# Want to move to UAE



## shakilhayat (Feb 27, 2016)

Hey there all! I wanted to move to UAE from Saudi Arabia my question was
1: Is it possible to move to UAE without cancelling my Saudi Iqama?
2:If it isn't possible to move to UAE without cancelling my Iqama how do I find a free sponsor in UAE i mean who would let me work freely in UAE???
Thanks alot in advance for any info provision


----------



## Stevesolar (Dec 21, 2012)

shakilhayat said:


> Hey there all! I wanted to move to UAE from Saudi Arabia my question was
> 1: Is it possible to move to UAE without cancelling my Saudi Iqama?
> 2:If it isn't possible to move to UAE without cancelling my Iqama how do I find a free sponsor in UAE i mean who would let me work freely in UAE???
> Thanks alot in advance for any info provision


Hi,
Welcome to the forum.
1) some people think you can have a Saudi visa as well as a UAE work visa at the same time.
Do you have a job lined up in the UAE - so that the company can sponsor you for your residence visa?
Cheers
Steve


----------



## shakilhayat (Feb 27, 2016)

No I don't work in a company I am a* Free* worker here in Saudia but because there are no good Job oppertunities here that's why I want to move to UAE so I could join the job I want to apply to... plus the job I am applying for won't sponsor anyone fom other country the person must be in UAE.....Hoping for some more info thank you in advance


----------



## Stevesolar (Dec 21, 2012)

shakilhayat said:


> No I don't work in a company I am a* Free* worker here in Saudia but because there are no good Job oppertunities here that's why I want to move to UAE so I could join the job I want to apply to... plus the job I am applying for won't sponsor anyone fom other country the person must be in UAE.....Hoping for some more info thank you in advance


Hi,
Not really a concept of free workers here.
You either join a company and get sponsored by them or you open your own company and sponsor yourself (this costs around 30,000 AED plus annual fees).
Cheers
Steve


----------



## Fat Bhoy Tim (Feb 28, 2013)

Fairly normal to have residency and work permits in multiple GCC countries. We do it all the time as our business is regional and has lots of travel.


----------



## shakilhayat (Feb 27, 2016)

Fat Bhoy Tim said:


> Fairly normal to have residency and work permits in multiple GCC countries. We do it all the time as our business is regional and has lots of travel.

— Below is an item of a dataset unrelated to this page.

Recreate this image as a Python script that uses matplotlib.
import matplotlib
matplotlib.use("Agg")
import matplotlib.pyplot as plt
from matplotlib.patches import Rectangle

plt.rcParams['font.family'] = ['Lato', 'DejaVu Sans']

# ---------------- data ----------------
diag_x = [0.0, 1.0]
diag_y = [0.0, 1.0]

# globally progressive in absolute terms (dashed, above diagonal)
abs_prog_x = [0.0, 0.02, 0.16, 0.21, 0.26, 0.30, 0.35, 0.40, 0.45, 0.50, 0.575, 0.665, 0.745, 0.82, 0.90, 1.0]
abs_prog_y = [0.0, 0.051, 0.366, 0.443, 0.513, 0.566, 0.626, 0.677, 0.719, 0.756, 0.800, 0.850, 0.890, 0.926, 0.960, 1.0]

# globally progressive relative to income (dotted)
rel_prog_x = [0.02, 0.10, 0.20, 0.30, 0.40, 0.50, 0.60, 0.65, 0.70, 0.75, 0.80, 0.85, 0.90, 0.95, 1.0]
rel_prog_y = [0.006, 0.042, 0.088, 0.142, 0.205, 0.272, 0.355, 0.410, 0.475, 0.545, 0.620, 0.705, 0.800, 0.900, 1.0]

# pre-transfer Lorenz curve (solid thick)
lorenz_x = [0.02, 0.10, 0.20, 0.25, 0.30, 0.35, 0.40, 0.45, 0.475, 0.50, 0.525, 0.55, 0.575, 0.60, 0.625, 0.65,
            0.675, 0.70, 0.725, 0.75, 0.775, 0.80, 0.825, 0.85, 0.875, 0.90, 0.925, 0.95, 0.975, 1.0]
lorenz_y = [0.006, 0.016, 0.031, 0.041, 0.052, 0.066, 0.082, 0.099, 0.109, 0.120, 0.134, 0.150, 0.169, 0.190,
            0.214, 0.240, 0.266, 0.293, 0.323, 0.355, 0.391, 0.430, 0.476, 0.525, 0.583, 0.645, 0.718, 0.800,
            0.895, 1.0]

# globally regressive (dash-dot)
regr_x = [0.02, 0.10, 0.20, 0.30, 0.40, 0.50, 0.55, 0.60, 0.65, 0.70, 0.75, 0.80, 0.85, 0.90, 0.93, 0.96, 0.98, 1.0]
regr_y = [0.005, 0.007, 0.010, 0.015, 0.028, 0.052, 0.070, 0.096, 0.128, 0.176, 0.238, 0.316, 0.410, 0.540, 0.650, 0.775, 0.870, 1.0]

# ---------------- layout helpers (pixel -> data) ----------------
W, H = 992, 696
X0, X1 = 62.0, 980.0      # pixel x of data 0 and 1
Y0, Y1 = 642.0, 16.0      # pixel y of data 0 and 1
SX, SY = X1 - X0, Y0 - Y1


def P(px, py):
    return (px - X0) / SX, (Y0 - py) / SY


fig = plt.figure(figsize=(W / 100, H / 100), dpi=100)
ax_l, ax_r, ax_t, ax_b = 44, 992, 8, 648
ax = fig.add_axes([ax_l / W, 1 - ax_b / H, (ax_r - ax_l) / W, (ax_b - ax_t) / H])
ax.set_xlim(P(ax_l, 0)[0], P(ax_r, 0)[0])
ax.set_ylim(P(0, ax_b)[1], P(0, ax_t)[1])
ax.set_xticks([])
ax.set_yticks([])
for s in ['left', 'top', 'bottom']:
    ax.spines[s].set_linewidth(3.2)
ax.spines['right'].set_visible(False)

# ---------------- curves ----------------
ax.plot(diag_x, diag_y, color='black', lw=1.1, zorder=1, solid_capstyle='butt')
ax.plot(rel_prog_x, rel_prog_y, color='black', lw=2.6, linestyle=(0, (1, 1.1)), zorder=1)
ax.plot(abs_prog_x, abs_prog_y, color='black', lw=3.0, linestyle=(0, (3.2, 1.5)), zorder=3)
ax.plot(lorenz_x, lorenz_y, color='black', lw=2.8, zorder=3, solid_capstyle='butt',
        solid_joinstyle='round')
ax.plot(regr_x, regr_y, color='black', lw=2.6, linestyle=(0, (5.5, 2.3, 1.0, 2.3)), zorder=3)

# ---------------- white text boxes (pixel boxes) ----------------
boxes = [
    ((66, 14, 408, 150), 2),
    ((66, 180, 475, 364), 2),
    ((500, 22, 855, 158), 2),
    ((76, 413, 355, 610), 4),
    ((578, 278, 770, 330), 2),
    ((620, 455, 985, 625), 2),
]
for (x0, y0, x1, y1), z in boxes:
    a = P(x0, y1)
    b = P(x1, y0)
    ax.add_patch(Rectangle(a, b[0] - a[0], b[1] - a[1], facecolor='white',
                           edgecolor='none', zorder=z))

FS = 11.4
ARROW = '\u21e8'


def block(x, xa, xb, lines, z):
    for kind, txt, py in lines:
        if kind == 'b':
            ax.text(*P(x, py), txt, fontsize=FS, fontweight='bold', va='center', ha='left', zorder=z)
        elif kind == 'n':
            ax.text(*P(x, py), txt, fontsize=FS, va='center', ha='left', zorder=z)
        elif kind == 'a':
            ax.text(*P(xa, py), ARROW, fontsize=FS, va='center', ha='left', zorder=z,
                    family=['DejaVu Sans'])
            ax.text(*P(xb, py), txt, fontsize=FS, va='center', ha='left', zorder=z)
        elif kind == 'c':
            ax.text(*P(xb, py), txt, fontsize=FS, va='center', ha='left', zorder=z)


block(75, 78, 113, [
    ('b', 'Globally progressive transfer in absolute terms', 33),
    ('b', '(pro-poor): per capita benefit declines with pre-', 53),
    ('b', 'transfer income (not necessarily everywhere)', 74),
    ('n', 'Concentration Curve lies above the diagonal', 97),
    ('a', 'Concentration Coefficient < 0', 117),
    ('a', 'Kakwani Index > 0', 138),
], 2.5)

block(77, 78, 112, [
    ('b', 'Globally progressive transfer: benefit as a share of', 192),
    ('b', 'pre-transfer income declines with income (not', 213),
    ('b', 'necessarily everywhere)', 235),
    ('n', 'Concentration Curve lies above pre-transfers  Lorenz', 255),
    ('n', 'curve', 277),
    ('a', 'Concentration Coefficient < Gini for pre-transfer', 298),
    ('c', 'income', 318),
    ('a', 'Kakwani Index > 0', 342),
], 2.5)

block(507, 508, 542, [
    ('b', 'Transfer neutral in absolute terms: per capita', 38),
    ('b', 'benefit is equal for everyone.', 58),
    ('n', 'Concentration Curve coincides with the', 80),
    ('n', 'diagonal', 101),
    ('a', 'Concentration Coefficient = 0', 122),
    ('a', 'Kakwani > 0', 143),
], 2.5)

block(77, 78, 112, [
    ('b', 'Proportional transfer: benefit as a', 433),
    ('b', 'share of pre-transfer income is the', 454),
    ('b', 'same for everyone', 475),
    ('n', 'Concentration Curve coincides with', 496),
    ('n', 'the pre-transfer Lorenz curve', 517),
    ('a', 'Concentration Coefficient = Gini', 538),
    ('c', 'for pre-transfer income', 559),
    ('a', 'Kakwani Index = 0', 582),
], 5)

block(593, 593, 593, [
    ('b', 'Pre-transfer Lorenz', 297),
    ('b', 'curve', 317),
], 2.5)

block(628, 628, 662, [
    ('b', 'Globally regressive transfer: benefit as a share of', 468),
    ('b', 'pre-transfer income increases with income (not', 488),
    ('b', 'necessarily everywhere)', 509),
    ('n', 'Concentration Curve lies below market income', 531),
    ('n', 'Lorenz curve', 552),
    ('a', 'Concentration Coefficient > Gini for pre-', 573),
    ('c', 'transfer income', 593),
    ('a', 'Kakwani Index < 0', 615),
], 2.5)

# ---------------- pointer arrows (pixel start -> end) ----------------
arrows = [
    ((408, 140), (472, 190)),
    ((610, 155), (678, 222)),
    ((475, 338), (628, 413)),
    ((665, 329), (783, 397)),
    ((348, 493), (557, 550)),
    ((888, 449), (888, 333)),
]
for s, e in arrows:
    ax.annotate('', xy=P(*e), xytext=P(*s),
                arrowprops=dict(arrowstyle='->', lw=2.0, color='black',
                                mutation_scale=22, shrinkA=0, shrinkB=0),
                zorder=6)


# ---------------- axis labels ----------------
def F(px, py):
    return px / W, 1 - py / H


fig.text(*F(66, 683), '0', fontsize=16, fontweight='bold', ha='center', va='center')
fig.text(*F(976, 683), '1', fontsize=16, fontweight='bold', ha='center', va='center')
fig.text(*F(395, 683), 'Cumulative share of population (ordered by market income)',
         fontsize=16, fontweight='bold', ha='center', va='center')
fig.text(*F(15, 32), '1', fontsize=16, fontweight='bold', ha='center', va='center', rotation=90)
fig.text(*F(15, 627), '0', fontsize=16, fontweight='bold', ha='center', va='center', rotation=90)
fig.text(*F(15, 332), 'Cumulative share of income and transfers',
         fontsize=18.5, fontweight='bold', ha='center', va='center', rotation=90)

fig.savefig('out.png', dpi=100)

How do I get the residency visa over there  meant that one I don't knpow anyone in the UAE that's why I can't apply for UAE If like I had some friend or relative from UAE he would have told me the process and fees etc thanks ]


----------



## Stevesolar (Dec 21, 2012)

shakilhayat said:


> How do I get the residency visa over there  meant that one I don't knpow anyone in the UAE that's why I can't apply for UAE If like I had some friend or relative from UAE he would have told me the process and fees etc thanks ]

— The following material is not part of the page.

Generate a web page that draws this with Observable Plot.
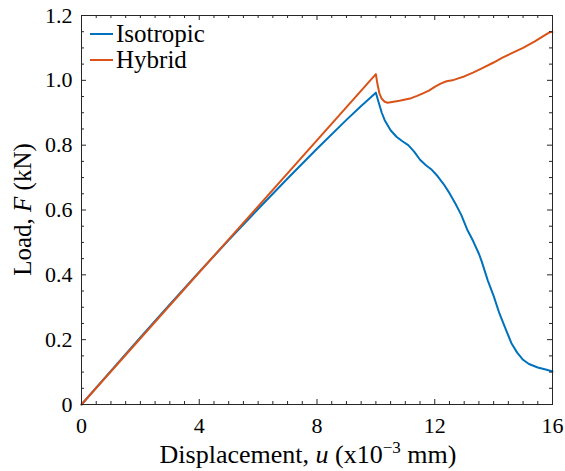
<!DOCTYPE html>
<html><head><meta charset="utf-8">
<script src="https://cdn.jsdelivr.net/npm/d3@7"></script>
<script src="https://cdn.jsdelivr.net/npm/@observablehq/plot@0.6"></script>
<style>body{margin:0;background:#fff}</style>
</head><body><div id="chart"></div>
<script>
const seriesNames = ["Isotropic", "Hybrid"];
const seriesColors = ["#0072BD", "#D95319"];

const isoU = [0, 1, 2, 3, 4, 5, 6, 7, 8, 9, 9.5, 10.0, 10.1, 10.2, 10.3, 10.5, 10.7, 10.9, 11.1, 11.3, 11.5, 11.7, 11.9, 12.1, 12.3, 12.5, 12.7, 12.9, 13.1, 13.3, 13.5, 13.6, 13.8, 14.0, 14.2, 14.4, 14.6, 14.8, 15.0, 15.2, 15.5, 15.8, 16.0];
const isoF = [0, 0.104, 0.207, 0.309, 0.409, 0.507, 0.603, 0.697, 0.789, 0.878, 0.921, 0.962, 0.93, 0.90, 0.877, 0.846, 0.826, 0.812, 0.80, 0.78, 0.755, 0.738, 0.724, 0.704, 0.68, 0.652, 0.62, 0.585, 0.54, 0.505, 0.465, 0.44, 0.383, 0.335, 0.28, 0.235, 0.19, 0.16, 0.138, 0.125, 0.114, 0.107, 0.102];

const hybU = [0, 5, 10.0, 10.05, 10.12, 10.2, 10.3, 10.4, 10.6, 10.8, 11.0, 11.2, 11.4, 11.6, 11.8, 12.0, 12.2, 12.4, 12.6, 12.8, 13.0, 13.3, 13.6, 14.0, 14.3, 14.6, 15.0, 15.4, 15.7, 15.9, 16.0];
const hybF = [0, 0.5095, 1.019, 0.99, 0.96, 0.943, 0.934, 0.931, 0.934, 0.937, 0.941, 0.945, 0.952, 0.96, 0.968, 0.98, 0.99, 0.997, 1.0, 1.006, 1.012, 1.024, 1.037, 1.055, 1.07, 1.083, 1.1, 1.12, 1.137, 1.148, 1.149];

const xTicks = [0, 4, 8, 12, 16];
const xMinor = [0.5,1,1.5,2,2.5,3,3.5,4.5,5,5.5,6,6.5,7,7.5,8.5,9,9.5,10,10.5,11,11.5,12.5,13,13.5,14,14.5,15,15.5];
const yTicks = [0, 0.2, 0.4, 0.6, 0.8, 1.0, 1.2];
const yMinor = [0.05,0.1,0.15,0.25,0.3,0.35,0.45,0.5,0.55,0.65,0.7,0.75,0.85,0.9,0.95,1.05,1.1,1.15];

const data = [
  ...isoU.map((u, i) => ({u, F: isoF[i], s: seriesNames[0]})),
  ...hybU.map((u, i) => ({u, F: hybF[i], s: seriesNames[1]}))
];

const W = 565, H = 471, mL = 81, mR = 13, mT = 15, mB = 67;
const fw = W - mL - mR, fh = H - mT - mB;
const axisColor = "#262626";
const font = "Liberation Serif";

const chart = Plot.plot({
  width: W, height: H,
  marginLeft: mL, marginRight: mR, marginTop: mT, marginBottom: mB,
  style: {fontFamily: font, fontSize: "22px", background: "#fff", color: "#000"},
  x: {domain: [0, 16], label: null},
  y: {domain: [0, 1.2], label: null},
  color: {domain: seriesNames, range: seriesColors},
  marks: [
    Plot.line(data, {x: "u", y: "F", z: "s", stroke: "s", strokeWidth: 2}),
    Plot.tickX(xTicks, {x: d => d, insetTop: fh - 5, stroke: axisColor}),
    Plot.tickX(xTicks, {x: d => d, insetBottom: fh - 5, stroke: axisColor}),
    Plot.tickX(xMinor, {x: d => d, insetTop: fh - 3, stroke: axisColor}),
    Plot.tickX(xMinor, {x: d => d, insetBottom: fh - 3, stroke: axisColor}),
    Plot.tickY(yTicks, {y: d => d, insetRight: fw - 5, stroke: axisColor}),
    Plot.tickY(yTicks, {y: d => d, insetLeft: fw - 5, stroke: axisColor}),
    Plot.tickY(yMinor, {y: d => d, insetRight: fw - 3, stroke: axisColor}),
    Plot.tickY(yMinor, {y: d => d, insetLeft: fw - 3, stroke: axisColor}),
    Plot.frame({stroke: axisColor}),
    Plot.axisX(xTicks, {tickSize: 0, tickPadding: 13, fontSize: 22, label: null}),
    Plot.axisY(yTicks, {tickSize: 0, tickPadding: 9, fontSize: 22, label: null,
      tickFormat: d => d === 0 ? "0" : d.toFixed(1)})
  ]
});
document.getElementById("chart").appendChild(chart);

const svg = d3.select(chart);
// x axis label
const xl = svg.append("text").attr("x", 308).attr("y", 463)
  .attr("text-anchor", "middle").attr("font-size", 26).attr("font-family", font).attr("fill", "#000");
xl.append("tspan").text("Displacement, ");
xl.append("tspan").attr("font-style", "italic").text("u");
xl.append("tspan").text(" (x10");
xl.append("tspan").attr("font-size", 17).attr("dy", -10).text("\u22123");
xl.append("tspan").attr("dy", 10).text(" mm)");

// y axis label
const yl = svg.append("text").attr("transform", `translate(31,${mT + fh / 2}) rotate(-90)`)
  .attr("text-anchor", "middle").attr("font-size", 25).attr("font-family", font).attr("fill", "#000");
yl.append("tspan").text("Load, ");
yl.append("tspan").attr("font-style", "italic").text("F");
yl.append("tspan").text(" (kN)");

// legend
const lg = svg.append("g").attr("font-family", font).attr("font-size", 25).attr("text-anchor", "start");
seriesNames.forEach((name, i) => {
  const cy = 34 + i * 26;
  lg.append("line").attr("x1", 90).attr("x2", 113).attr("y1", cy).attr("y2", cy)
    .attr("stroke", seriesColors[i]).attr("stroke-width", 2);
  lg.append("text").attr("x", 116).attr("y", cy + 8).attr("text-anchor", "start").attr("fill", "#000").text(name);
});
</script>
</body></html>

Either get a job or start your own company


----------



## shakilhayat (Feb 27, 2016)

Stevesolar said:


> Either get a job or start your own company


 You mean a JOB IN A COMPANY???


----------



## Stevesolar (Dec 21, 2012)

shakilhayat said:


> You mean a JOB IN A COMPANY???


Yes!


----------



## shakilhayat (Feb 27, 2016)

Stevesolar said:


> Yes!


okay are there any UAE citizen who sponsor people in name of company just like here in saudia A person who want s to like sponsor people from abroad must first register a company with the government and when he broughts someone from abroad the sponsor take his fees give him/her iqama and the person can work freely where ever he/she on the roads etc If it's that so would you plz be so kind to clear my confusion thanks 
and please could you tell at least how much would getting a visa cost thanks


----------



## Stevesolar (Dec 21, 2012)

shakilhayat said:


> okay are there any UAE citizen who sponsor people in name of company just like here in saudia A person who want s to like sponsor people from abroad must first register a company with the government and when he broughts someone from abroad the sponsor take his fees give him/her iqama and the person can work freely where ever he/she on the roads etc If it's that so would you plz be so kind to clear my confusion thanks
> and please could you tell at least how much would getting a visa cost thanks


That's not legal here.


----------



## twowheelsgood (Feb 21, 2013)

It's not legal in Saudi either.


----------



## shakilhayat (Feb 27, 2016)

twowheelsgood said:


> It's not legal in Saudi either.


I don't know may be um sound confusing but I have got my Iqama in ma hands and I work freely on the streets here as a plumber my kafeel sponsors me as a worker in his taxi company and I pay him yearly so if it's like this there um okay with that cuz I've seen companies here they won't allow anyone to transfer from their company


----------



## Stevesolar (Dec 21, 2012)

Hi,
Sorry - what you are proposing is illegal here - so this thread is closing
Cheers
Steve


----------